When education reform is brought up, how often is it directed at so-called affluent areas?

How often is it focused on impoverished areas?

Areas with high Black and/or Hispanic populations?

Areas with high violent crime rates?

How can we effectively staff and MAINTAIN staff in our “lowest performing schools” where environmental stressors can increase turnover rates for staff (typically in areas that already lack stability in many areas)?

We can’t continue to act like the answers to these questions don’t mean anything.

Race, ethnicity, and other socioeconomic factors have large roles in this era of “education reform.” We need to be honest about that and address the root causes of the “achievement gap” instead of narrowing it to an analysis of high-stakes testing and growth models. Telling educators to “work harder” or “do this new instructional technique that we are now paying for” and telling parents “do a better job raising your kids” or “maybe if you would just read to them some more” is not getting it done. In fact, it’s insulting and reeks of “we are better than you and we know it” [(c) Globo Gym] when I hear it.

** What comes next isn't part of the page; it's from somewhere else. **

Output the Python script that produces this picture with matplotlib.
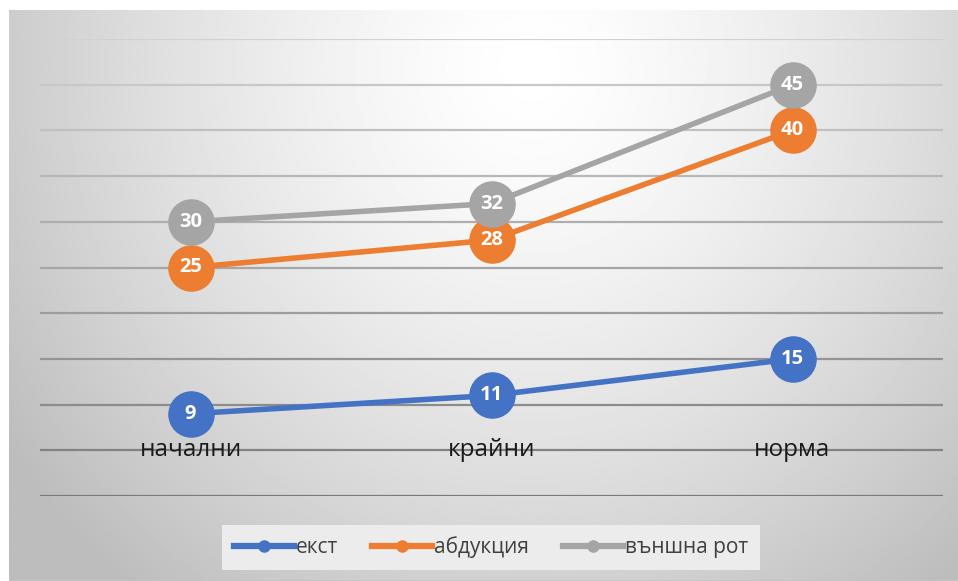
import matplotlib
matplotlib.use("Agg")
import matplotlib.pyplot as plt
from matplotlib.lines import Line2D
import numpy as np

# categories and series values
categories = ["начални", "крайни", "норма"]
series_names = ["екст", "абдукция", "външна рот"]
ext_vals = [9, 11, 15]
abd_vals = [25, 28, 40]
rot_vals = [30, 32, 45]
series_vals = [ext_vals, abd_vals, rot_vals]
colors = ["#4472C4", "#ED7D31", "#A5A5A5"]

W, H = 958, 581
fig = plt.figure(figsize=(W / 100, H / 100), dpi=100)
fig.patch.set_facecolor("white")

# radial gray background of the chart frame
bg = fig.add_axes([9 / W, 0, (W - 9) / W, (H - 10) / H], zorder=0)
yy, xx = np.mgrid[0:1:300j, 0:1:500j]
d = np.sqrt(((xx - 0.55) / 0.65) ** 2 + ((yy - 0.10) / 1.15) ** 2)
shade = np.clip(1.0 - 0.25 * d ** 1.4, 0.74, 1.0)
bg.imshow(shade, cmap="gray", vmin=0, vmax=1, aspect="auto",
          extent=[0, 1, 1, 0], interpolation="bilinear")
bg.axhline(1.0, color="#c4c4c4", lw=2)
bg.set_xlim(0, 1)
bg.set_ylim(1, 0)
bg.axis("off")

ax = fig.add_axes([40 / W, 85 / H, 903 / W, 457 / H], zorder=1)
ax.patch.set_alpha(0)
ax.set_xlim(-0.5, 2.5)
ax.set_ylim(0, 50)

# gridlines, lighter toward the top
levels = np.arange(0, 55, 5)
for lv in levels:
    g = 0.48 + 0.34 * lv / 50
    ax.axhline(lv, color=(g, g, g), lw=1.6, zorder=1)

x = np.arange(len(categories))
for vals, col in zip(series_vals, colors):
    ax.plot(x, vals, color=col, lw=4, marker="o", ms=32.5,
            solid_capstyle="round", zorder=3)
    for xi, v in zip(x, vals):
        ax.text(xi, v, str(v), color="white", fontsize=14.5, fontweight="bold",
                family="Open Sans", ha="center", va="center", zorder=4)

# category labels sit on the value-5 gridline
for xi, cat in zip(x, categories):
    ax.text(xi, 5, cat, fontsize=17.5, family="Open Sans", color="#1a1a1a",
            ha="center", va="center", zorder=2)

for s in ax.spines.values():
    s.set_visible(False)
ax.set_xticks([])
ax.set_yticks([])

handles = [Line2D([], [], color=c, lw=4.5, marker="o", ms=8) for c in colors]
leg = fig.legend(handles, series_names, loc="center", ncol=3,
                 bbox_to_anchor=(491 / W, 33.5 / H), frameon=True,
                 fancybox=False, handlelength=2.9, handletextpad=0.1,
                 columnspacing=1.6, borderpad=0.55,
                 prop={"family": "Open Sans", "size": 15})
leg.get_frame().set_facecolor("#ececec")
leg.get_frame().set_edgecolor("none")
leg.get_frame().set_alpha(1)
for t in leg.get_texts():
    t.set_color("#404040")

fig.savefig("out.png", dpi=100)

Aside from a lack of concern for socioeconomic and environmental factors, turnaround school programs sidestep the failure of No Child Left Behind. If you know me, you know I believe that NCLB is a failure. Honestly, NCLB may be one of the greatest failures in the history of education (globally). It has failed our students and their communities. It has failed educators and administrators. It has failed taxpayers. The handful of success stories that can be shared during the NCLB era are not owed to NCLB…these stories are owed to the hard work of educators, communities, and students. Salute to all educators, students, and communities that have committed their time and talents to providing high quality educational experiences to our youth.

But it has given LARGE amounts of money to groups of people who have not seen the inside of a public K-12 building in decades. NCLB was, is, and will continue to be about money and revenue as long as it is the law of the land. Yes, I said it. The current new wave of education acts includes Race to the Top, School Improvement Grants, and Investing in Innovation Fund. These acts were made as Macgyver-like (on some levels, more like Macgruber) initiatives instead of saying, “Hey America, No Child Left Behind failed and we need to revamp it.” The turnaround school model came from Race to the Top, a program built on a program that was built on a sand castle.

We have to stop, step back, and get this right. Call or contact your lawmaker and ask them about this stuff. Ask them where they stand. Call your local school and ask where they stand. Ask how you can help, then help. It takes every kinda people to make any community better. We need you.